In this project, geospatial features are examined and included in the risk regression model to reveal the relationship between spatial features and the crime attempts, especially robbery, in Chicago. Although the predictions made by the model may not be precise enough in some particular areas, this projection can explain the current crime pattern in Chicago to some extent. 

However, I will probably not recommend the regression model for production use. Firstly, taking the future prediction as an example, the performance of the regression model is not ideal in northern part of Chicago: compared to kernel density analysis, it notably underestimates robberies in the northeast. Moreover, the MAE and the standard deviation of MAE are too small, which may indicate that the regression model is overfitting. This will result in the decrease in generalizability, and thus producing more errors in prediction. Additionally, the selected independent variables can only partly represent some factors driving robberies in Chicago. Other economic and demographic factors are dismissed in this model, leading to an incomprehensive interpretation of robberies.

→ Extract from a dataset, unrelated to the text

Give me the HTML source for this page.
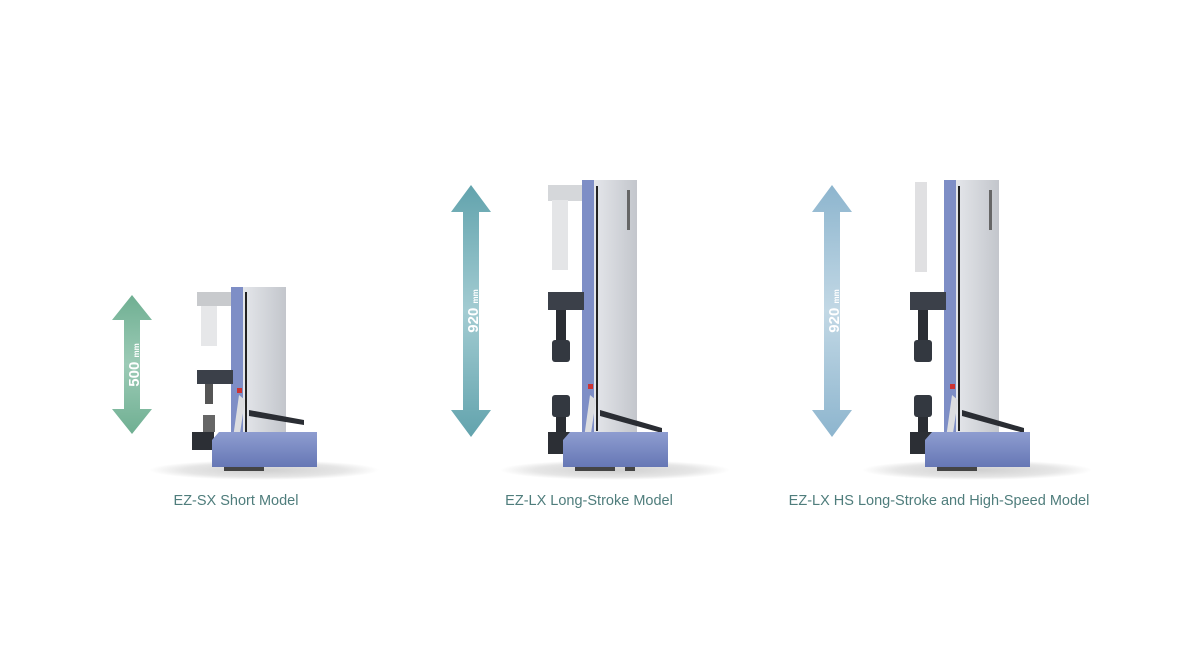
<!DOCTYPE html>
<html><head><meta charset="utf-8"><style>
html,body{margin:0;padding:0;background:#fff;}
svg{display:block}
text{font-family:"Liberation Sans",sans-serif}
</style></head><body>
<svg width="1195" height="670" viewBox="0 0 1195 670" xmlns="http://www.w3.org/2000/svg">
<defs>
<linearGradient id="gG" x1="0" x2="0" y1="0" y2="1"><stop offset="0" stop-color="#6faf92"/><stop offset="0.5" stop-color="#9ccbb6"/><stop offset="1" stop-color="#6faf92"/></linearGradient>
<linearGradient id="gT" x1="0" x2="0" y1="0" y2="1"><stop offset="0" stop-color="#62a3ad"/><stop offset="0.5" stop-color="#a3ccd2"/><stop offset="1" stop-color="#62a3ad"/></linearGradient>
<linearGradient id="gB" x1="0" x2="0" y1="0" y2="1"><stop offset="0" stop-color="#8db5ce"/><stop offset="0.5" stop-color="#c2d8e5"/><stop offset="1" stop-color="#8db5ce"/></linearGradient>
<linearGradient id="gray" x1="0" x2="1"><stop offset="0" stop-color="#e4e6ea"/><stop offset="1" stop-color="#c3c6cc"/></linearGradient>
<linearGradient id="base" x1="0" x2="0" y1="0" y2="1"><stop offset="0" stop-color="#8e9dd0"/><stop offset="1" stop-color="#6677b5"/></linearGradient>
<radialGradient id="sh"><stop offset="0" stop-color="#cfcfcf"/><stop offset="0.7" stop-color="#e6e6e6"/><stop offset="1" stop-color="#ffffff"/></radialGradient>
</defs>

<!-- arrows -->
<path d="M132,295 L152,320 L140,320 L140,409 L152,409 L132,434 L112,409 L124,409 L124,320 L112,320 Z" fill="url(#gG)"/>
<text transform="translate(139,365) rotate(-90)" text-anchor="middle" fill="#fff" font-size="15" font-weight="bold">500 <tspan font-size="8">mm</tspan></text>
<path d="M471,185 L491,212 L479,212 L479,410 L491,410 L471,437 L451,410 L463,410 L463,212 L451,212 Z" fill="url(#gT)"/>
<text transform="translate(478,311) rotate(-90)" text-anchor="middle" fill="#fff" font-size="15" font-weight="bold">920 <tspan font-size="8">mm</tspan></text>
<path d="M832,185 L852,212 L840,212 L840,410 L852,410 L832,437 L812,410 L824,410 L824,212 L812,212 Z" fill="url(#gB)"/>
<text transform="translate(839,311) rotate(-90)" text-anchor="middle" fill="#fff" font-size="15" font-weight="bold">920 <tspan font-size="8">mm</tspan></text>

<!-- middle machine -->
<g>
<ellipse cx="615" cy="470" rx="115" ry="10" fill="url(#sh)"/>
<rect x="548" y="185" width="34" height="16" fill="#d5d7da"/>
<rect x="552" y="200" width="16" height="70" fill="#e4e5e7"/>
<rect x="582" y="180" width="12" height="262" fill="#7e8ec6"/>
<rect x="594" y="180" width="43" height="262" fill="url(#gray)"/>
<rect x="596" y="186" width="2" height="245" fill="#222"/>
<rect x="627" y="190" width="3" height="40" fill="#666"/>
<rect x="548" y="292" width="36" height="18" fill="#3b4049"/>
<rect x="556" y="310" width="10" height="30" fill="#2a2d33"/>
<rect x="552" y="340" width="18" height="22" rx="3" fill="#333840"/>
<rect x="552" y="395" width="18" height="22" rx="3" fill="#333840"/>
<rect x="556" y="417" width="10" height="15" fill="#2a2d33"/>
<rect x="548" y="432" width="22" height="22" fill="#2c2f35"/>
<path d="M590,395 L596,400 L590,440 L584,438 Z" fill="#dcdde0"/>
<rect x="588" y="384" width="5" height="5" fill="#c33"/>
<path d="M600,410 L662,428 L662,433 L600,416 Z" fill="#2a2d33"/>
<path d="M563,440 L570,432 L668,432 L668,467 L563,467 Z" fill="url(#base)"/>
<rect x="575" y="467" width="40" height="4" fill="#444"/>
<rect x="625" y="467" width="10" height="4" fill="#444"/>
</g>

<!-- left machine (short) -->
<g transform="translate(-351,0)">
<ellipse cx="615" cy="470" rx="115" ry="10" fill="url(#sh)"/>
<rect x="548" y="292" width="34" height="14" fill="#c8cacd"/>
<rect x="552" y="306" width="16" height="40" fill="#e6e7e9"/>
<rect x="582" y="287" width="12" height="155" fill="#7e8ec6"/>
<rect x="594" y="287" width="43" height="155" fill="url(#gray)"/>
<rect x="596" y="292" width="2" height="140" fill="#222"/>
<rect x="548" y="370" width="36" height="14" fill="#3b4049"/>
<rect x="556" y="384" width="8" height="20" fill="#555"/>
<rect x="554" y="415" width="12" height="17" fill="#666"/>
<rect x="543" y="432" width="22" height="18" fill="#2c2f35"/>
<path d="M590,395 L596,400 L590,440 L584,438 Z" fill="#dcdde0"/>
<rect x="588" y="388" width="5" height="5" fill="#c33"/>
<path d="M600,410 L655,420 L655,425 L600,416 Z" fill="#2a2d33"/>
<path d="M563,440 L570,432 L668,432 L668,467 L563,467 Z" fill="url(#base)"/>
<rect x="575" y="467" width="40" height="4" fill="#444"/>
</g>

<!-- right machine -->
<g transform="translate(362,0)">
<ellipse cx="615" cy="470" rx="115" ry="10" fill="url(#sh)"/>
<rect x="553" y="182" width="12" height="90" fill="#e0e0e2"/>
<rect x="582" y="180" width="12" height="262" fill="#7e8ec6"/>
<rect x="594" y="180" width="43" height="262" fill="url(#gray)"/>
<rect x="596" y="186" width="2" height="245" fill="#222"/>
<rect x="627" y="190" width="3" height="40" fill="#666"/>
<rect x="548" y="292" width="36" height="18" fill="#3b4049"/>
<rect x="556" y="310" width="10" height="30" fill="#2a2d33"/>
<rect x="552" y="340" width="18" height="22" rx="3" fill="#333840"/>
<rect x="552" y="395" width="18" height="22" rx="3" fill="#333840"/>
<rect x="556" y="417" width="10" height="15" fill="#2a2d33"/>
<rect x="548" y="432" width="22" height="22" fill="#2c2f35"/>
<path d="M590,395 L596,400 L590,440 L584,438 Z" fill="#dcdde0"/>
<rect x="588" y="384" width="5" height="5" fill="#c33"/>
<path d="M600,410 L662,428 L662,433 L600,416 Z" fill="#2a2d33"/>
<path d="M563,440 L570,432 L668,432 L668,467 L563,467 Z" fill="url(#base)"/>
<rect x="575" y="467" width="40" height="4" fill="#444"/>
</g>

<!-- labels -->
<text x="236" y="505" text-anchor="middle" fill="#4f7d7c" font-size="14.5">EZ-SX Short Model</text>
<text x="589" y="505" text-anchor="middle" fill="#4f7d7c" font-size="14.5">EZ-LX Long-Stroke Model</text>
<text x="939" y="505" text-anchor="middle" fill="#4f7d7c" font-size="14.5">EZ-LX HS Long-Stroke and High-Speed Model</text>
</svg>
</body></html>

Furthermore, the base dataset is only about 2017, which is not representative enough, and more data about other years should be taken into consideration to produce a more reliable model. 

Due to these reasons, I would less likely to recommend this regression model for production use, but I will suggest that the model can be considered as a reference in fitting suitable model for police practice, since some variables in the regression model show significant relationships with robberies and the model makes a well prediction in some parts of Chicago in prediction.